As I reported in a previous column, our house went under contract a week after being put on the market, the first miracle. The catch was that we were to close and vacate before Christmas—which also would be several days before our younger child’s birthday. As it turned out, the second miracle was that the closing was delayed and we were able to remain in the house through Christmas.
What a relief—especially to this mother who was feeling guilty enough about moving children from friends, schools, church and activities. I don’t know if our quick sale and its ultimately great timing were really God-things, but I do know they are what my family and I prayed for, and we are grateful.
In the midst of the ups and downs of our moving process, I have been pondering what all these changes might mean to each one of us four Zurheides and to our family as a whole. Of course, the impact of the move remains to be seen. But it will no doubt be significant, as was our relocation from Connecticut to Oklahoma five-and-a-half years earlier.
I can’t help but wonder what my children’s lives would be like if we had remained in Connecticut instead of moving to Oklahoma. What would they be like if we stayed in Oklahoma now? We finite humans, limited in vision, can imagine, but we can’t ever really know the extent to which major life decisions—or sometimes even our small choices—actually effect us.
Movies—one from several years ago was called “Sliding Door” with Gwyneth Paltrow—sometimes show two scenarios, each based on a different response to a choice. But unlike the movies, we can never see the multiple potential results of our range of choices.
It’s one thing to accept that the choices I make have potentially far-reaching consequences for me. It’s quite another to consider the consequences my choices have on others, especially my children.
I feel responsible for the situations in which I forcibly place my children. While I can’t be them, and I can’t make their choices, they are still of an age to be “carried along” by moves and other circumstances their parents impose on them. I wonder—is it fair to shuffle them around the country like this? Is it bad? Is it good? Will they know negative emotional consequences as a result? Or will they reap some positive benefits—imagined or impossible to conceive of—from these changes we are thrusting on them?
Both my husband and I lived our entire childhoods in one (though not the same) town. Our growing up experiences were fine. Would they have been better or worse had our families been mobile? Who knows?
On the one hand, human beings, and children especially, are said to be remarkably resilient. On the other hand, the value of stability and security in young lives can’t be overrated. On the one hand, experience with various communities could be a character-building, confidence-strengthening challenge that prepares my children for adaptations required in adulthood. On the other hand, providing geographic roots in our rapidly spinning world could be a wonderful gift to them.
These ambivalences may be coming a little late. One great benefit from making such a significant family change is that it does motivate me to seek divine help for meeting challenges that are clearly too big for me.

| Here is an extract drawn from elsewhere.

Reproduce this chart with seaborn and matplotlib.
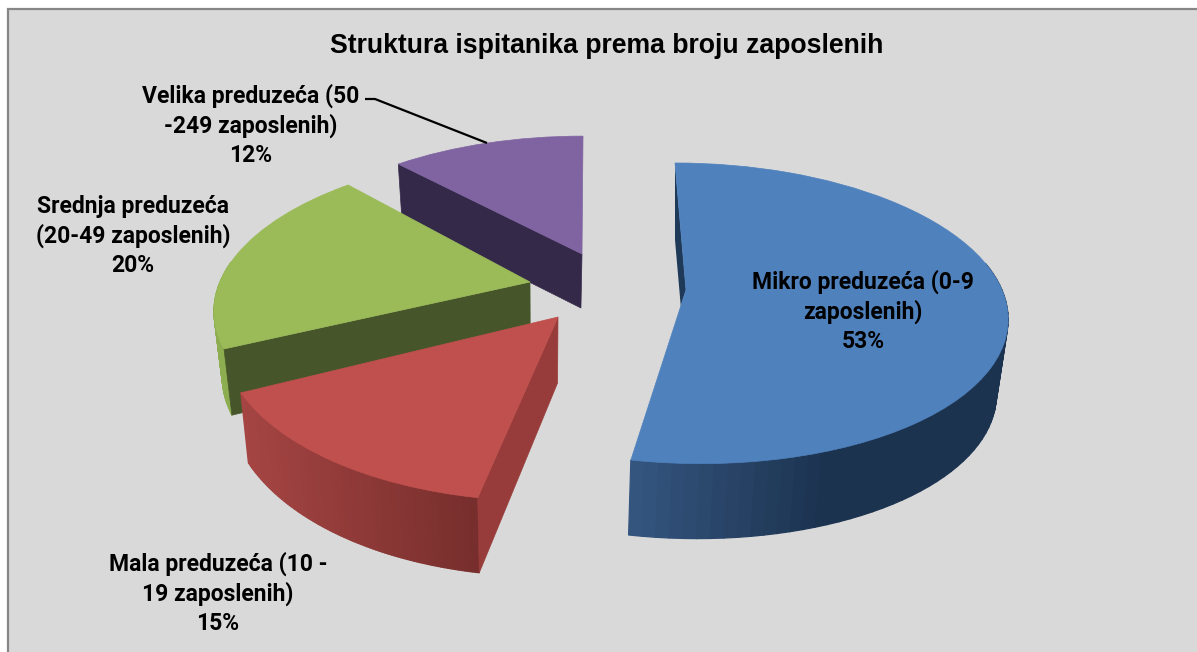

As a parent, I am asking for miracles beyond those of selling houses and arranging calendars. I am asking that my children would adjust well to vast changes. I am asking that they would make healthy new relationships. I am asking that God would protect their emotions throughout our transition—not entirely shelter them from the pain and grief of loss that must be part of this moving process, but keep them essentially whole.
Those are the personal miracles I pray for in 2004, as I trust that the security of God’s perfect loving presence and the feeble reflection of the same that is found in our family will be enough stability for my children and their parents as we move on together. May you and yours also know God’s ever-present care through whatever transitions this year brings.